The case in question involved one Richard Barnes, involved in a verbal altercation with his wife. Police were called in to investigate possible domestic violence, and Barnes’ wife begged him to let them in. He refused, but police went in anyway. Barnes shoved an officer to prevent entry, and he was arrested and eventually convicted of battery on a police officer, disorderly conduct and resisting arrest. He appealed, saying that because police entered his home illegally, he was entitled to use force to keep them out.

There are such things as “exigent circumstances,” such as the possibility of imminent danger, that allow police to bend the rules to get the job done in a hurry. Given the possibility of domestic violence, the justices could have easily cited those circumstances in ruling the police entry legal, and they should have. Instead, they went much further and, by their own admission, went against hundreds of years of precedent.

There was such an angry – and justified – backlash against the ruling that the General Assembly had little choice but to act. And all it did was restore a reasonable right to self-defense Hoosiers had always enjoyed until last year.

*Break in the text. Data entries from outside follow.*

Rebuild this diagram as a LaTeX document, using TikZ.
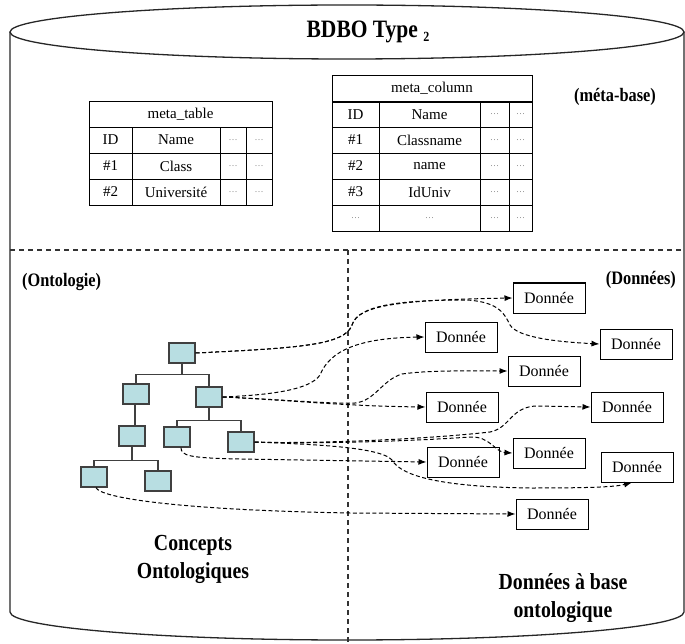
\documentclass[tikz,border=0pt]{standalone}
\usepackage{fontspec}
\setmainfont{Liberation Serif}
\newfontfamily\tallserif[FakeStretch=0.86]{Liberation Serif}
\usetikzlibrary{arrows.meta}
\definecolor{conceptblue}{RGB}{184,222,226}
\tikzset{
 cyl/.style={line width=1.3pt, draw=black!85},
 sepline/.style={dash pattern=on 5pt off 4pt, line width=1.1pt, draw=black!80},
 cell/.style={draw, line width=0.9pt, inner sep=0pt, font=\fontsize{15}{17}\selectfont},
 dotcell/.style={cell, font=\fontsize{9}{10}\selectfont, text=gray},
 concept/.style={draw=black!75, fill=conceptblue, line width=1.2pt, minimum width=26pt, minimum height=20pt, inner sep=0pt},
 tline/.style={draw=black!75, line width=1.1pt},
 donnee/.style={draw, fill=white, line width=1pt, minimum width=72pt, minimum height=30pt, inner sep=0pt, font=\fontsize{16}{18}\selectfont},
 link/.style={dash pattern=on 4pt off 2.5pt, line width=1pt, -{Latex[length=8pt,width=6pt]}},
 heading/.style={font=\tallserif\bfseries\fontsize{19}{22}\selectfont, inner sep=0pt},
 biglabel/.style={font=\tallserif\bfseries\fontsize{23}{28}\selectfont, align=center},
}
\begin{document}
\begin{tikzpicture}[x=1pt,y=-1pt]
\useasboundingbox (0,0) rectangle (685,644);
% cylinder
\draw[cyl] (10,32) -- (10,612) arc[start angle=180, end angle=360, x radius=337pt, y radius=28pt] -- (684,32);
\draw[cyl, fill=white] (347,32) ellipse [x radius=337pt, y radius=27pt];
\node[font=\tallserif\bfseries\fontsize{25}{28}\selectfont] (title) at (368,32) {BDBO Type \raisebox{-0.35ex}{\fontsize{14}{14}\selectfont 2}};
\node[heading] (metabase) at (615,97) {(méta-base)};
% separators
\draw[sepline] (10,250) -- (684,250);
\draw[sepline] (348,250) -- (348,644);
\node[heading, anchor=west] (onto) at (22,282) {(Ontologie)};
\node[heading, anchor=east] (donnees) at (676,280) {(Données)};
% meta_table
\node[cell, minimum width=183pt, minimum height=26pt] (mth) at (180.5,114) {meta\_table};
\foreach \y/\a/\b [count=\r] in {140/ID/Name, 166/\#1/Class, 192/\#2/Université} {
  \node[cell, minimum width=43pt, minimum height=26pt] (mt\r a) at (110.5,\y) {\a};
  \node[cell, minimum width=88pt, minimum height=26pt] (mt\r b) at (176,\y) {\b};
  \node[dotcell, minimum width=26pt, minimum height=26pt] (mt\r c) at (233,\y) {…};
  \node[dotcell, minimum width=26pt, minimum height=26pt] (mt\r d) at (259,\y) {…};
}
% meta_column
\node[cell, minimum width=200pt, minimum height=27pt] (mch) at (432,88.5) {meta\_column};
\foreach \y/\a/\b [count=\r] in {114.5/ID/Name, 140/\#1/Classname, 166/\#2/name, 192/\#3/IdUniv} {
  \node[cell, minimum width=47pt, minimum height=26pt] (mc\r a) at (355.5,\y) {\a};
  \node[cell, minimum width=101pt, minimum height=26pt] (mc\r b) at (429.5,\y) {\b};
  \node[dotcell, minimum width=29pt, minimum height=26pt] (mc\r c) at (494.5,\y) {…};
  \node[dotcell, minimum width=23pt, minimum height=26pt] (mc\r d) at (520.5,\y) {…};
}
\node[dotcell, minimum width=47pt, minimum height=26pt] (mc5a) at (355.5,218) {…};
\node[dotcell, minimum width=101pt, minimum height=26pt] (mc5b) at (429.5,218) {…};
\node[dotcell, minimum width=29pt, minimum height=26pt] (mc5c) at (494.5,218) {…};
\node[dotcell, minimum width=23pt, minimum height=26pt] (mc5d) at (520.5,218) {…};
% ontology tree
\node[concept] (root) at (182,353) {};
\node[concept] (L1) at (136,394) {};
\node[concept] (R1) at (209,397) {};
\node[concept] (L2) at (132,436) {};
\node[concept] (RL) at (177,437) {};
\node[concept] (RR) at (241,442) {};
\node[concept] (LL) at (94,477) {};
\node[concept] (LR) at (158,481) {};
\draw[tline] (root.south) -- ++(0,11) -| (L1.north);
\draw[tline] (root.south) -- ++(0,11) -| (R1.north);
\draw[tline] ([xshift=-1pt]L1.south) -- ([xshift=-1pt]L1.south |- L2.north);
\draw[tline] (R1.south) -- ++(0,13) -| (RL.north);
\draw[tline] (R1.south) -- ++(0,13) -| (RR.north);
\draw[tline] (L2.south) -- ++(0,14) -| (LL.north);
\draw[tline] (L2.south) -- ++(0,14) -| (LR.north);
% data boxes
\node[donnee] (D1) at (549,298) {Donnée};
\node[donnee] (D2) at (461,337) {Donnée};
\node[donnee] (D3) at (636,344) {Donnée};
\node[donnee] (D4) at (544,371) {Donnée};
\node[donnee] (D5) at (462,407) {Donnée};
\node[donnee] (D6) at (627,407) {Donnée};
\node[donnee] (D7) at (549,453) {Donnée};
\node[donnee] (D8) at (463,462) {Donnée};
\node[donnee] (D9) at (637,467) {Donnée};
\node[donnee] (D10) at (552,514) {Donnée};
% links
\draw[link] (root.east) .. controls (300,348) and (345,345) .. (352,325) .. controls (358,305) and (400,300) .. (D1.west);
\draw[link] (root.east) .. controls (300,348) and (345,345) .. (352,325) .. controls (358,305) and (400,300) .. (467,300) .. controls (500,302) and (505,315) .. (510,325) .. controls (518,338) and (560,342) .. (D3.west);
\draw[link] (R1.east) .. controls (270,395) and (310,390) .. (320,375) .. controls (330,350) and (360,338) .. (D2.west);
\draw[link] (R1.east) .. controls (290,400) and (340,406) .. (D5.west);
\draw[link] (R1.east) .. controls (290,400) and (330,404) .. (355,403) .. controls (375,401) and (382,380) .. (402,374) .. controls (430,370) and (470,371) .. (D4.west);
\draw[link] (RR.east) .. controls (300,444) and (420,440) .. (490,432) .. controls (510,428) and (510,408) .. (535,406) -- (D6.west);
\draw[link] (RR.east) .. controls (300,444) and (400,442) .. (470,437) .. controls (490,436) and (495,452) .. (D7.west);
\draw[link] (RR.east) .. controls (300,444) and (380,446) .. (392,460) .. controls (402,478) and (450,487) .. (530,488) .. controls (590,488) and (615,487) .. ([xshift=-5pt]D9.south);
\draw[link] ([xshift=4pt]RL.south) .. controls (181,456) and (190,458) .. (240,459) -- (D8.west);
\draw[link] ([xshift=2pt]LL.south) .. controls (100,498) and (180,510) .. (350,513) -- (D10.west);
% bottom labels
\node[biglabel] (concepts) at (193,559) {Concepts\\Ontologiques};
\node[biglabel] (basedonnees) at (563,598) {Données à base\\ontologique};
\end{tikzpicture}
\end{document}
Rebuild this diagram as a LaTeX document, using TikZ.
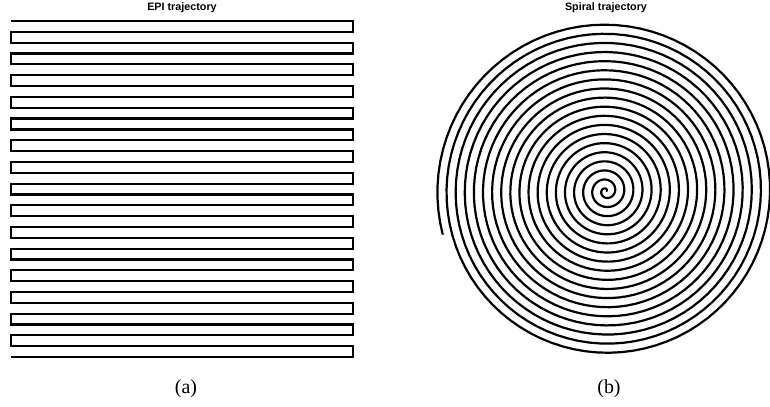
\documentclass[tikz,border=0pt]{standalone}
\usepackage{fontspec}
\setmainfont{Liberation Serif}
\setsansfont{Liberation Sans}
\usetikzlibrary{calc}
\tikzset{
 traj/.style={line width=2.2bp,line join=miter},
 ttl/.style={font=\sffamily\bfseries\fontsize{10.8}{12}\selectfont,inner sep=0pt},
 sub/.style={font=\fontsize{20}{22}\selectfont,inner sep=0pt}
}

\begin{document}
\begin{tikzpicture}[x=1bp,y=1bp]
 \useasboundingbox (0,0) rectangle (770,406);
 % EPI
 \draw[traj] (11,385) -- ++(342,0)
  \foreach \i in {1,...,15}{ -- ++(0,-10.84) -- ++(-342,0) -- ++(0,-10.84) -- ++(342,0)}
  -- ++(0,-10.84) -- ++(-342,0);
 \node[ttl] (epi) at (182,398.5) {EPI trajectory};
 \node[sub] (a) at (186,17.5) {(a)};
 % spiral
 \begin{scope}[shift={(606,215)}]
  \draw[traj,line cap=butt] plot[domain=0:6675,samples=1600] (\x:{\x*0.025318});
 \end{scope}
 \node[ttl] (spi) at (606,398) {Spiral trajectory};
 \node[sub] (b) at (609,17.5) {(b)};
\end{tikzpicture}
\end{document}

Police are put on a level playing field with everybody else. They have to have justified cause to breach the security of our homes. But – and please don’t forget this – if we do use force against them, we have to justify its use and the level of its use as reasonable under the circumstances. We do not have an excuse just to start hammering on police. “Self-defense” has always been and always will be a claim that has to be backed up.